REACHING FOR A COMMON GROUND

Paul Leventhal, President

Nuclear Control Institute

presented to

Fifth Annual International Policy Forum

On Management and Disposition of Nuclear Weapons Materials

Bethesda, Maryland

March 24, 1998

 

• Overview of Present Situation

-- No agreement with Russia in place.

-- No funding for MOX disposition in Russia.

-- Big regulatory hurdles for MOX disposition in the U.S.

-- No bureaucratic/industrial support for vitrification in Russia or U.S.

-- Outlook is for plutonium disposition going nowhere fast.

• MOX is Not in Interest of Nuclear Utilities in U.S. or Russia

-- Domenici and CSIS proposals are in the interest of vendors and laboratories, not utilities.

-- How many American nuclear utility executives are sorry today that the plutonium industry was killed off in the 1970s and 1980s?

-- Unwise for DOE and prospective utility participants in MOX program to assume the regulatory process for MOX licensing will be a simple one, or that there will be no significant hazards associated with introduction of MOX into existing U.S. commercial reactors.

-- MOX fuel adds costs and risks to utilities and stimulates public opposition to nuclear power.

-- Subsidies to utilities for using MOX will be insufficient to overcome these liabilities.

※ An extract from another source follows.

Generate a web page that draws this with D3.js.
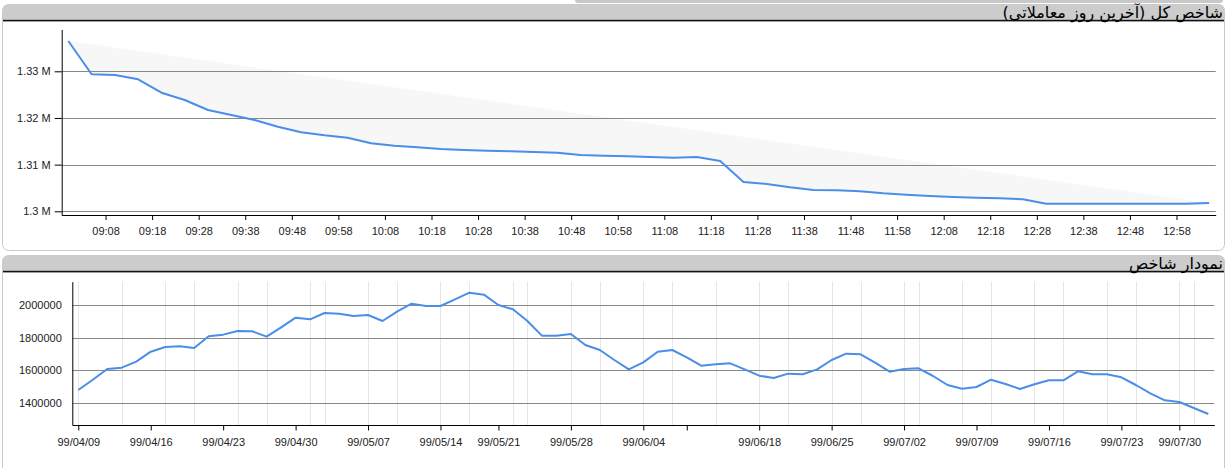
<!DOCTYPE html>
<html>
<head>
<meta charset="utf-8">
<script src="https://cdn.jsdelivr.net/npm/d3@7"></script>
<style>
  html, body { margin: 0; padding: 0; background: #ffffff; }
  svg { display: block; }
  .title { font-family: "DejaVu Sans", "Noto Sans", sans-serif; font-size: 16px; fill: #000; }
  .axis text { font-family: "Liberation Sans", Arial, sans-serif; font-size: 11px; fill: #222; }
</style>
</head>
<body>
<svg id="chart" width="1228" height="468"></svg>
<script>
// ---------- Data: intraday index (last trading day) ----------
const intradayTitle = "شاخص کل (آخرین روز معاملاتی)";
const intradayTimes = [
  "09:00","09:05","09:10","09:15","09:20","09:25","09:30","09:35","09:40","09:45",
  "09:50","09:55","10:00","10:05","10:10","10:15","10:20","10:25","10:30","10:35",
  "10:40","10:45","10:50","10:55","11:00","11:05","11:10","11:15","11:20","11:25",
  "11:30","11:35","11:40","11:45","11:50","11:55","12:00","12:05","12:10","12:15",
  "12:20","12:25","12:30","12:35","12:40","12:45","12:50","12:55","13:00","13:05"
];
const intradayValues = [
  1336490, 1329360, 1329210, 1328290, 1325420, 1323850, 1321710, 1320640, 1319560, 1318130,
  1316930, 1316280, 1315770, 1314570, 1314060, 1313710, 1313350, 1313130, 1312980, 1312850,
  1312700, 1312560, 1312060, 1311910, 1311780, 1311630, 1311490, 1311630, 1310780, 1306280,
  1305850, 1305140, 1304560, 1304500, 1304280, 1303860, 1303560, 1303280, 1303060, 1302910,
  1302780, 1302570, 1301630, 1301630, 1301630, 1301630, 1301630, 1301630, 1301630, 1301780
];
const intradayTickTimes = [
  "09:08","09:18","09:28","09:38","09:48","09:58","10:08","10:18","10:28","10:38","10:48","10:58",
  "11:08","11:18","11:28","11:38","11:48","11:58","12:08","12:18","12:28","12:38","12:48","12:58"
];
const intradayYTicks = [1300000, 1310000, 1320000, 1330000];

// ---------- Data: index history (trading days) ----------
const historyTitle = "نمودار شاخص";
const historyDay = [
   0, 1, 2, 3, 4, 5, 6, 7, 8, 9,10,11,12,13,14,15,16,17,18,19,
  20,21,22,23,24,25,26,27,28,29,30,31,32,33,34,35,36,37,38,39,
  40,41,42,43,44,45,46,47,48,49,50,51,52,53,54,55,56,57,58,59,
  60,61,62,63,64,65,66,67,68,69,70,71,72,73,74,75,76,77,78
];
const historyValues = [
  1479600, 1542700, 1608200, 1616200, 1652900, 1714100, 1742900, 1747000, 1736800, 1808200,
  1818500, 1840800, 1839000, 1806000, 1863300, 1922500, 1912400, 1951000, 1946900, 1932700,
  1938800, 1902000, 1959200, 2008000, 1993900, 1993900, 2034600, 2075500, 2063300, 2000000,
  1973500, 1902000, 1812300, 1812300, 1822500, 1755100, 1724500, 1663300, 1606000, 1649000,
  1714100, 1724500, 1679800, 1628600, 1636700, 1642800, 1606000, 1567300, 1553100, 1579600,
  1575600, 1606000, 1663300, 1701900, 1698000, 1646800, 1591800, 1608200, 1612400, 1565300,
  1510200, 1487800, 1498000, 1542700, 1516400, 1485800, 1514500, 1539000, 1539000, 1594100,
  1575600, 1575600, 1557400, 1510200, 1459400, 1416600, 1406200, 1369400, 1332700
];
const historyTickDays   = [0, 5, 10, 15, 20, 25, 29, 34, 39, 42, 47, 52, 57, 62, 67, 72, 76];
const historyTickLabels = ["99/04/09","99/04/16","99/04/23","99/04/30","99/05/07","99/05/14","99/05/21",
  "99/05/28","99/06/04","","99/06/18","99/06/25","99/07/02","99/07/09","99/07/16","99/07/23","99/07/30"];
const historyGridDays = [0,3,6,8,11,13,16,17,20,22,25,27,30,31,34,36,39,41,44,47,49,52,54,57,58,61,63,66,68,71,73,76,77];
const historyYTicks = [1400000, 1600000, 1800000, 2000000];

// ---------- Drawing ----------
const svg = d3.select("#chart");
const lineColor = "#4a8ee9";

svg.append("rect").attr("x", 575).attr("y", -4).attr("width", 648).attr("height", 7)
  .attr("rx", 3).attr("fill", "#c8c8c8");

function panel(y, h, title) {
  const g = svg.append("g");
  g.append("rect").attr("x", 2.5).attr("y", y + 0.5).attr("width", 1222).attr("height", h)
    .attr("rx", 6).attr("fill", "#fff").attr("stroke", "#c9c9c9");
  const hh = 16;
  g.append("path")
    .attr("d", `M2.5,${y + hh} V${y + 6.5} Q2.5,${y + 0.5} 8.5,${y + 0.5} H1218.5 Q1224.5,${y + 0.5} 1224.5,${y + 6.5} V${y + hh} Z`)
    .attr("fill", "#cccccc");
  g.append("rect").attr("x", 3).attr("y", y + hh - 0.2).attr("width", 1221).attr("height", 1.6).attr("fill", "#111");
  g.append("text").attr("class", "title").attr("x", 1223).attr("y", y + 13.5)
    .attr("direction", "rtl").attr("text-anchor", "start").text(title);
}
panel(4, 246, intradayTitle);
panel(255, 230, historyTitle);

// ---------- Top chart ----------
(function () {
  const parse = d3.timeParse("%H:%M");
  const times = intradayTimes.map(parse);
  const padMs = 1.42 * 60000;
  const x = d3.scaleTime()
    .domain([new Date(+times[0] - padMs), new Date(+times[times.length - 1] + padMs)])
    .range([61.7, 1215.7]);
  const y = d3.scaleLinear().domain([1299207, 1338957]).range([215, 29.5]);
  const g = svg.append("g");

  const pts = times.map((t, i) => [x(t), y(intradayValues[i])]);
  g.append("path").attr("d", "M" + pts.map(p => p.join(",")).join("L") + "Z")
    .attr("fill", "#f7f7f7").attr("stroke", "none");

  g.append("g").selectAll("line").data(intradayYTicks).join("line")
    .attr("x1", 61.7).attr("x2", 1215.7)
    .attr("y1", d => Math.round(y(d)) + 0.5).attr("y2", d => Math.round(y(d)) + 0.5)
    .attr("stroke", "#888").attr("stroke-width", 1);

  const fmtM = v => d3.format(".3~f")(v / 1e6) + " M";
  const yAxis = d3.axisLeft(y).tickValues(intradayYTicks).tickFormat(fmtM).tickSize(7).tickPadding(4).tickSizeOuter(0);
  const ya = g.append("g").attr("class", "axis").attr("transform", "translate(61.7,0)").call(yAxis);
  ya.select(".domain").attr("stroke", "#000");
  ya.selectAll(".tick line").attr("stroke", "#000");

  const xAxis = d3.axisBottom(x).tickValues(intradayTickTimes.map(parse)).tickFormat(d3.timeFormat("%H:%M"))
    .tickSize(5).tickPadding(7.5).tickSizeOuter(0);
  const xa = g.append("g").attr("class", "axis").attr("transform", "translate(0,215)").call(xAxis);
  xa.select(".domain").attr("stroke", "#000");
  xa.selectAll(".tick line").attr("stroke", "#000");

  const line = d3.line().x((d, i) => x(times[i])).y(d => y(d));
  g.append("path").datum(intradayValues).attr("d", line)
    .attr("fill", "none").attr("stroke", lineColor).attr("stroke-width", 2).attr("stroke-linejoin", "round");
})();

// ---------- Bottom chart ----------
(function () {
  const x = d3.scaleLinear().domain([-0.414, 78.414]).range([72.3, 1214.3]);
  const y = d3.scaleLinear().domain([1265306, 2142653]).range([425, 281.7]);
  const g = svg.append("g");

  g.append("g").selectAll("line").data(historyGridDays).join("line")
    .attr("x1", d => Math.round(x(d)) + 0.5).attr("x2", d => Math.round(x(d)) + 0.5)
    .attr("y1", 281.7).attr("y2", 425)
    .attr("stroke", "#e6e6e6").attr("stroke-width", 1);

  g.append("g").selectAll("line").data(historyYTicks).join("line")
    .attr("x1", 72.3).attr("x2", 1214.3)
    .attr("y1", d => Math.round(y(d)) + 0.5).attr("y2", d => Math.round(y(d)) + 0.5)
    .attr("stroke", "#888").attr("stroke-width", 1);

  const yAxis = d3.axisLeft(y).tickValues(historyYTicks).tickFormat(d3.format("d")).tickSize(0).tickPadding(10.5).tickSizeOuter(0);
  const ya = g.append("g").attr("class", "axis").attr("transform", "translate(72.3,0)").call(yAxis);
  ya.select(".domain").attr("stroke", "#000");

  const xAxis = d3.axisBottom(x).tickValues(historyTickDays)
    .tickFormat((d, i) => historyTickLabels[i]).tickSize(5.5).tickPadding(7.2).tickSizeOuter(0);
  const xa = g.append("g").attr("class", "axis").attr("transform", "translate(0,425)").call(xAxis);
  xa.select(".domain").attr("stroke", "#000");
  xa.selectAll(".tick line").attr("stroke", "#000");

  const line = d3.line().x((d, i) => x(historyDay[i])).y(d => y(d));
  g.append("path").datum(historyValues).attr("d", line)
    .attr("fill", "none").attr("stroke", lineColor).attr("stroke-width", 2).attr("stroke-linejoin", "round");
})();
</script>
</body>
</html>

-- Vendors and laboratories will be hurt if MOX hastens the demise of nuclear power

                        (that is, kills the utility goose that lays the golden egg).

• Present Stalemate is Not in National Security Interest of U.S. or Russia

-- Disarmament is stalled: plutonium remains in pits.

-- "Loose-nukes" worries in Russia are aggravated.

-- If MOX fabrication begins but a bottleneck develops because of safety problems and prohibitive costs at Russian reactors, then the spent fuel standard could not be met in either nation (assuming MOX use must proceed in parallel)---and the risks of MOX processing would go unmitigated.

• Finding Common Ground

-- It is in the interest of U.S. and Russia, of nuclear proponents and opponents, to make some progress.

-- Conversion of pits into unclassified, intermediate form is non-controversial, inexpensive, technically feasible and neutral as to final disposition.

-- Also, vitrification of residues too costly to purify could proceed.

-- Given the number of warheads remaining, neither side would be disadvantaged strategically.

-- Thus, conversion of pits and vitrification of residues could even proceed unilaterally in absence of U.S.-Russian agreement; the other side will likely follow suit.

-- Safe and secure storage, IAEA safeguards, and bilateral verification, are clear benefits.

-- Disposal options then could be pursued in less politically charged, more economically realistic, context.